Ultrasonic density meters work on various principles to calculate the density. One of the methods is the transit-time principle (also known as the time of flight principle). With this technique, a sensor is typically installed in the pipe, which has an ultrasonic transmitter and an ultrasonic receiver in one construction. The ultrasonic density meter calculates the sonic velocity by using the known distance between the transmitter and receiver and the measured transit time. The measuring instrument can now calculate the density, as it is dependent on the sound velocity.[3]

Another method that is utilized in ultrasonic meters is the envelope energy average method. This method is based on not only the amplitude of the signal but also the shape of the signal. These packets of information are called envelopes.

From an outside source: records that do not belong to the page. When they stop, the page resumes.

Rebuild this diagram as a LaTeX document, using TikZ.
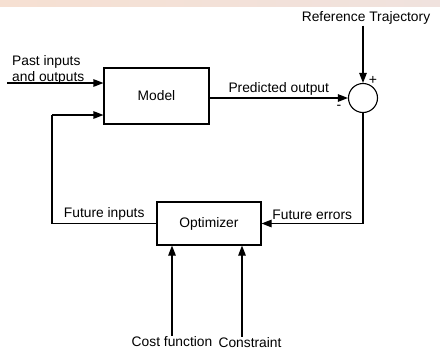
\documentclass[tikz,border=0pt]{standalone}
\usepackage{fontspec}
\setmainfont{Liberation Sans}
\usetikzlibrary{arrows.meta,calc}
\begin{document}
\begin{tikzpicture}[x=1pt,y=-1pt]
			% Styles (MODIFIABLES)
			\tikzstyle{fleche}=[->,>={Triangle[length=10pt,width=7.5pt]},line width=1.1pt]
			\tikzstyle{trait}=[-,line width=1.1pt]
			\tikzstyle{bloc}=[draw,line width=1.1pt,inner sep=0pt]
			\tikzstyle{commentaire}=[black,inner sep=1pt]
			\tikzstyle{signe}=[black,inner sep=0pt,font=\fontsize{14}{15}\selectfont]
			% Dimensions (MODIFIABLES)
			\def\LargeurModele{105}
			\def\HauteurModele{56}
			\def\LargeurOptim{104}
			\def\HauteurOptim{43}
			\def\RayonSomme{14.5}
			% Cadre et bandeau
			\useasboundingbox (0,0) rectangle (440,354);
			\shade[left color={rgb,255:red,246;green,224;blue,210},right color={rgb,255:red,240;green,226;blue,222}] (0,0) rectangle (440,6);
			\fontsize{13.8}{16.6}\selectfont
			% Noeuds (MODIFIABLES)
			\node[bloc,minimum width=\LargeurModele,minimum height=\HauteurModele] (modele) at (156.5,96) {Model};
			\node[bloc,minimum width=\LargeurOptim,minimum height=\HauteurOptim] (optim) at (209,223.5) {Optimizer};
			\node[bloc,circle,minimum size={2*\RayonSomme}] (somme) at (363,98) {};
			\node[commentaire] (ref) at (366,18) {Reference Trajectory};
			\node[commentaire,anchor=south west,align=left,inner sep=0pt] (passe) at (12,85) {Past inputs\\and outputs};
			\node[commentaire] (cout) at (172,342) {Cost function};
			\node[commentaire] (contrainte) at (250,343) {Constraint};
			\node[signe] (plus) at (373,80) {+};
			\node[signe] (moins) at (339,107) {-};
			\coordinate (entree) at (7,83);
			\coordinate (coin) at (52,115);
			% Arcs (MODIFIABLES : Styles)
			\draw[fleche] (entree)--(entree -| modele.west);
			\draw[fleche] (ref.south -| somme.north)--(somme.north);
			\draw[fleche] (somme.west -| modele.east)--(somme.west) node[midway, above, commentaire, yshift=1pt]{Predicted output};
			\draw[fleche] (somme.south) |- (optim.east) node[pos=0.75, above, commentaire, yshift=2pt]{Future errors};
			\draw[trait] (optim.west) -| (coin) node[pos=0.25, above, commentaire, yshift=2pt]{Future inputs};
			\draw[fleche] (coin)--(coin -| modele.west);
			\draw[fleche] (cout.north)--(cout.north |- optim.south);
			\draw[fleche] ([xshift=-8pt]contrainte.north)--([xshift=-8pt]contrainte.north |- optim.south);
		\end{tikzpicture}
\end{document}
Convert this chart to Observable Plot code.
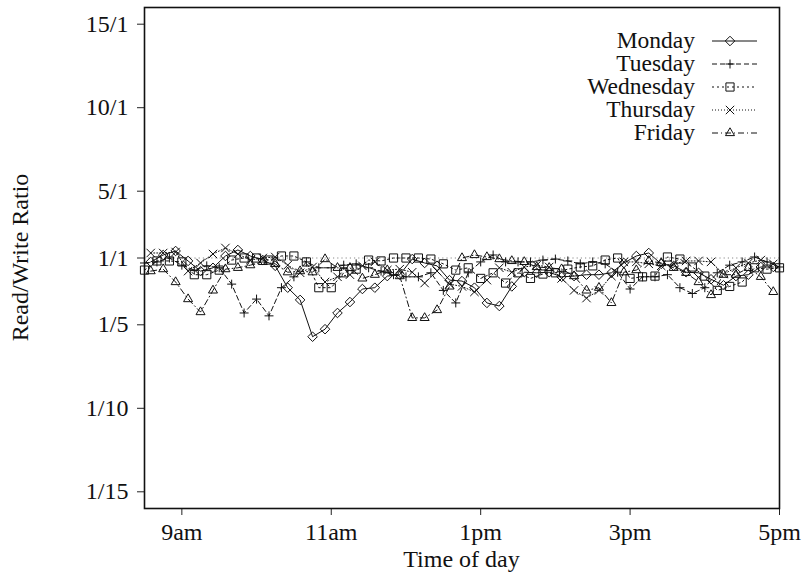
<!DOCTYPE html>
<html>
<head>
<meta charset="utf-8">
<script src="https://cdn.jsdelivr.net/npm/d3@7"></script>
<script src="https://cdn.jsdelivr.net/npm/@observablehq/plot@0.6"></script>
<style>
  html, body { margin: 0; padding: 0; background: #fff; }
  #chart svg { display: block; }
</style>
</head>
<body>
<div id="chart"></div>
<script>
// Read/write ratio sampled every 10 minutes through the working day.
const days = ["Monday", "Tuesday", "Wednesday", "Thursday", "Friday"];

// first sample of each day, in minutes after midnight
const startMinutes = [515, 510, 510, 515, 515];
const stepMinutes = 10;

// reads per write
const monday = [0.81, 1.18, 1.42, 0.85, 0.56, 0.63, 1.12, 1.48, 1.12, 0.89, 0.68, 0.36, 0.285, 0.175, 0.19, 0.233, 0.275,
  0.35, 0.36, 0.48, 0.50, 0.94, 0.77, 0.68, 0.43, 0.42, 0.36, 0.271, 0.258, 0.37, 0.54, 0.53, 0.54, 0.47, 0.48, 0.50,
  0.50, 0.53, 0.77, 1.12, 1.30, 0.74, 0.68, 0.54, 0.53, 0.44, 0.38, 0.48, 0.50, 0.65, 0.65];
const tuesday = [0.77, 0.81, 1.00, 0.70, 0.58, 0.68, 0.63, 0.39, 0.233, 0.289, 0.224, 0.36, 0.47, 0.81, 0.63, 0.63, 0.70,
  0.74, 0.63, 0.56, 0.50, 0.47, 0.47, 0.53, 0.34, 0.271, 0.53, 0.81, 1.18, 0.81, 0.81, 0.81, 0.89, 0.94, 0.85, 0.74,
  0.81, 0.74, 0.54, 0.35, 0.47, 0.47, 0.50, 0.36, 0.32, 0.36, 0.53, 0.70, 0.81, 1.06, 0.81, 0.65];
const wednesday = [0.58, 0.85, 0.85, 0.81, 0.50, 0.50, 0.58, 0.89, 1.00, 1.00, 0.89, 1.12, 1.12, 0.81, 0.36, 0.36, 0.53,
  0.60, 0.89, 0.85, 1.00, 1.00, 1.00, 0.94, 0.74, 0.58, 0.63, 0.45, 0.53, 0.40, 0.53, 0.45, 0.51, 0.53, 0.60, 0.65,
  0.68, 0.89, 1.00, 0.45, 0.47, 0.48, 1.06, 0.94, 0.65, 0.48, 0.34, 0.37, 0.41, 0.63, 0.60, 0.63];
const thursday = [1.30, 1.30, 1.36, 0.56, 0.77, 1.24, 1.60, 1.24, 0.89, 1.00, 1.06, 0.70, 0.53, 0.65, 0.41, 0.47, 0.50,
  0.68, 0.81, 0.58, 0.60, 0.54, 0.40, 0.56, 0.39, 0.37, 0.33, 0.43, 0.63, 0.54, 0.65, 0.70, 0.65, 0.45, 0.34, 0.294,
  0.34, 0.48, 0.81, 0.81, 0.74, 0.68, 0.74, 0.85, 0.85, 0.81, 0.51, 0.63, 0.77, 0.89, 0.74];
const friday = [0.56, 0.60, 0.41, 0.289, 0.236, 0.34, 0.60, 0.63, 0.70, 0.81, 0.74, 0.54, 0.56, 0.54, 0.94, 0.63, 0.63,
  0.45, 0.50, 0.58, 0.48, 0.218, 0.218, 0.243, 0.37, 1.00, 1.18, 1.06, 0.94, 0.85, 0.81, 0.65, 0.63, 0.60, 0.48, 0.34,
  0.36, 0.271, 0.54, 0.58, 0.85, 0.77, 0.63, 0.53, 0.41, 0.311, 0.50, 0.50, 0.63, 0.47, 0.33];
const series = [monday, tuesday, wednesday, thursday, friday];

// axis ticks
const xTicks = [9, 11, 13, 15, 17];
const xTickLabels = ["9am", "11am", "1pm", "3pm", "5pm"];
const yTicks = [1 / 15, 1 / 10, 1 / 5, 1, 5, 10, 15];
const yTickLabels = ["1/15", "1/10", "1/5", "1/1", "5/1", "10/1", "15/1"];

// per-day drawing style
const symbols = ["diamond2", "plus", "square2", "times", "triangle2"];
const d3Symbols = [d3.symbolDiamond2, d3.symbolPlus, d3.symbolSquare2, d3.symbolTimes, d3.symbolTriangle2];
const symbolRadius = [4.3, 3.0, 5.2, 3.9, 4.3];
const dashes = [null, "5,3", "2,3", "1,2", "6,3,1,3"];

// symmetric ratio axis: n/1 sits n-1 above the centre, 1/n sits n-1 below it
const toAxis = r => (r >= 1 ? r - 1 : 1 - 1 / r);

const rows = [];
series.forEach((vals, j) => {
  vals.forEach((r, i) => {
    rows.push({day: days[j], t: (startMinutes[j] + i * stepMinutes) / 60, ratio: r});
  });
});

const yLabelOf = new Map(yTicks.map((t, i) => [toAxis(t), yTickLabels[i]]));
const xLabelOf = new Map(xTicks.map((t, i) => [t, xTickLabels[i]]));

const font = "'Liberation Serif', 'Times New Roman', serif";

const marks = [
  Plot.ruleY([0], {stroke: "#8a8a8a", strokeWidth: 1, strokeDasharray: "1.2,3"}),
];
days.forEach((day, j) => {
  const data = rows.filter(d => d.day === day);
  marks.push(Plot.line(data, {
    x: "t", y: d => toAxis(d.ratio), stroke: "#111", strokeWidth: 1,
    strokeDasharray: dashes[j], curve: "linear", clip: "frame"
  }));
  marks.push(Plot.dot(data, {
    x: "t", y: d => toAxis(d.ratio), symbol: () => symbols[j], r: symbolRadius[j],
    stroke: "#111", strokeWidth: 1, fill: "none"
  }));
});
marks.push(
  Plot.axisY({ticks: yTicks.map(toAxis), tickFormat: v => yLabelOf.get(v), tickSize: 7, tickPadding: 9, label: null, stroke: "#222"}),
  Plot.axisX({ticks: xTicks, tickFormat: v => xLabelOf.get(v), tickSize: 7, tickPadding: 7, label: null, stroke: "#222"}),
  Plot.frame({stroke: "#111", strokeWidth: 1.6})
);

const chart = Plot.plot({
  width: 806,
  height: 577,
  marginLeft: 144,
  marginRight: 27,
  marginTop: 7,
  marginBottom: 69,
  style: {fontFamily: font, fontSize: "24px", color: "#111", background: "#fff"},
  x: {domain: [8.5, 17]},
  y: {domain: [-15, 15]},
  symbol: {type: "identity"},
  marks
});

document.getElementById("chart").append(chart);

// axis titles and key
const svg = d3.select(chart);
svg.append("text")
  .attr("x", 461.5).attr("y", 567)
  .attr("text-anchor", "middle")
  .attr("fill", "#111")
  .text("Time of day");
svg.append("text")
  .attr("transform", "translate(28,257.5) rotate(-90)")
  .attr("text-anchor", "middle")
  .attr("fill", "#111")
  .text("Read/Write Ratio");

const key = svg.append("g").attr("class", "key");
days.forEach((day, j) => {
  const base = 48 + j * 23;
  const cy = base - 7;
  key.append("text")
    .attr("x", 695).attr("y", base)
    .attr("text-anchor", "end")
    .attr("fill", "#111")
    .attr("font-size", "23.5px")
    .text(day);
  key.append("line")
    .attr("x1", 712).attr("x2", 757).attr("y1", cy).attr("y2", cy)
    .attr("stroke", "#111").attr("stroke-width", 1)
    .attr("stroke-dasharray", dashes[j]);
  key.append("path")
    .attr("transform", `translate(730,${cy})`)
    .attr("d", d3.symbol(d3Symbols[j], Math.PI * symbolRadius[j] ** 2)())
    .attr("fill", "none").attr("stroke", "#111").attr("stroke-width", 1);
});
</script>
</body>
</html>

Doppler ultrasonic meters measure the suspension flow where the concentration of solids in the slurry is above 100ppm and the particles that are suspended are larger than 100 microns in diameter. However, the Doppler method only works on concentrations of less than 10% solids.[4]



Temperature affects the density of fluids. In most cases, an increase in temperature indicates that the density of the media will decrease. This indicates that temperature and density are inversely proportional to each other. Temperature also affects the meters themselves. Mass flow meters have different resonant frequencies at different temperatures.


Pressure changes the rigidity of the mass flow tube. Pressure affects the rigidity of gravimetric meters.


Vibration from plant noise can be filtered out. Vibration is apparent in microwave, ultrasonic, gravimetric, and Coriolis meters. Vibration causes these types of meters to accumulate error


Coriolis meters have compensations from pitting, cracking, coating, erosion, and corrosion. These damages affect the way that the tube resonates. These changes affect the baseline. Compensations cannot be made dynamically. These damages typically cause offsets that can be added to the existing calibration factors that will ensure that a consistent reading is still acquired.


  1. ^ "Compare Density Meters : A Complete Analysis". Red Meters. 2019-04-11. Retrieved 2021-03-29.
  2. ^ "Microwave Propagation Helps Measure Sludge Density". 19 October 2001.
  3. ^ "Sonic Velocity". Archived from the original on 2020-09-29. Retrieved 2020-10-14.
  4. ^ "Compare Density Meters : A Complete Analysis". Red Meters. 2019-04-11. Retrieved 2021-03-29.